2001. One of the most stressful years of my life.

My Grandma passed away in March, from Alzheimer’s. My Uncle Tom was killed, along with his climbing partner, in a fall in Yosemite in early July. My Grandpa spent a good deal of that year visiting all of the family scattered across the country.

Final Zoo Trip Prego

My son was born the same day as my uncle’s memorial service at the end of the month. For that obvious reason, we were unable to attend. There is a crazy story involving me picking up my Mom and Grandpa at the airport a couple of days later though. I was clearly not thinking straight. This picture is from the one visit from family we had after T-Man was born and before my Mom arrived to help.

Three Days Old

My brother died suddenly at the end of August and that was followed by a whirlwind trip to Salt Lake City, where we took him off life support and had a memorial service all in the span of a week. T-Man was 3-weeks old then and I was a walking zombie. Thankfully, a zombie with a smile plastered on my face.

Salt Lake - 4 Generation

Things were just returning to a somewhat-normal state for me, when on the morning of September 11th, I woke up and turned on the TV to watch while I nursed T-Man. Every channel was playing and replaying the images of a jetliner flying into a building in New York. I vividly remember casually calling out to Hubby, who was still sleeping, that a plane had flown into one of New York’s skyscrapers. I soon realized that it wasn’t an accident, when it was clear there was a second plane into the other tower, then a third reported at the Pentagon and a fourth somewhere over the quiet countryside of Pennsylvania. I didn’t even know, at the time, what “Twin Towers” or “World Trade Center” meant. I was one of the ignorant.

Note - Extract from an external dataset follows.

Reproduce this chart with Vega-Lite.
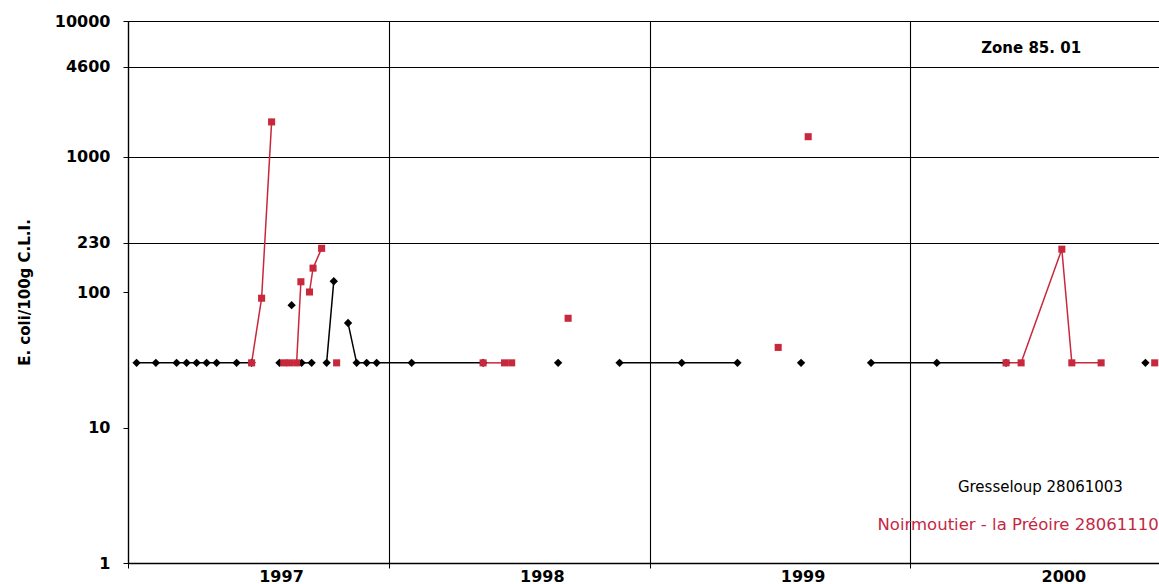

I sat down on the couch and proceeded to watch live coverage of the towers falling, reports from the Pentagon and reports of the heroes of the last plane. By this time, Hubby had joined me on the couch and we were glued to the TV for much of the day: as people jumped out of windows 80-plus floors up to get away from fires, as fire fighters and rescue services ran into the Towers, as the Towers started to crumble and finally fell onto themselves, seeing the people on the street duck into shops and doorways, only to turn an eerie shade of yellow-tan from the huge debris dust cloud and as thousands of people walked across freeways in their business attire to get out of the city. We were sucked in to the media coverage for the next two or three days. We had hope when the report came out of a survivor calling his wife, only to have it crushed the next morning when it was revealed as a hoax. We rode the roller coaster of the media frenzy until I was dizzy and ill from it all.

That was when we stopped watching the news. We listened to the radio reports and read the papers instead. We tried to insulate ourselves a bit to process all of the images and sounds and feelings we had in our heads now. I worried that Seattle would be next and that was just too much to process at once. Hubby went to work as usual and I tried to keep things together at home.

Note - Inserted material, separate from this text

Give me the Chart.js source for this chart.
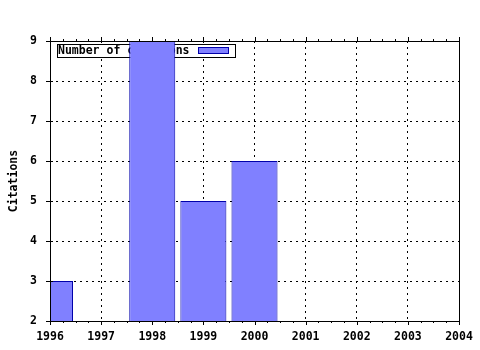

I worried about friends I had in the military. I talked to other friends that were sent to do clean up work at Ground Zero and realized I was wholly unequipped for dealing with something like that. I found pictures on the internet of the lives lost and tried to remember every face and every story, as if I could personally correct things. I watched the families stand at the boards set up for missing people and could very easily put myself in their shoes, having recently lost a close family member.

I knew the day our country declared war, that my kids were going to grow up never knowing a world unaffected by terrorists and fear, that they would not have a knowledge of our country and society apart from war. I was angry, scared and ready for some sort of action. I also knew that people I loved would be put in front of bombs and bullets in order to protect those of us still here at home. I knew that some, if not all of them would have it no other way.

The best way I could find to repay that debt, was to teach my kids to honor and respect all of the men and women who serve our country by my example. The military members and veterans of our family and dear friends are heroes to us. The men and women who serve the community as fire fighters, paramedics and police officers are heroes to us. The families that stand beside and behind them are heroes to us. We are honored to have them in our lives.

So on this day, I realize again that my hot running water and indoor plumbing, my refrigerator and all the food in it, my washing machine and dryer, the health of my family, my computer and assorted abundant technology are all things I take for granted. We have much to be thankful for in this country. I am inspired anew to be grateful for those everyday things, to tell people I love them because it might be the last time I see them, to look for and act on opportunities to serve others in need, to be less selfish with my time, resources, praise and encouragement.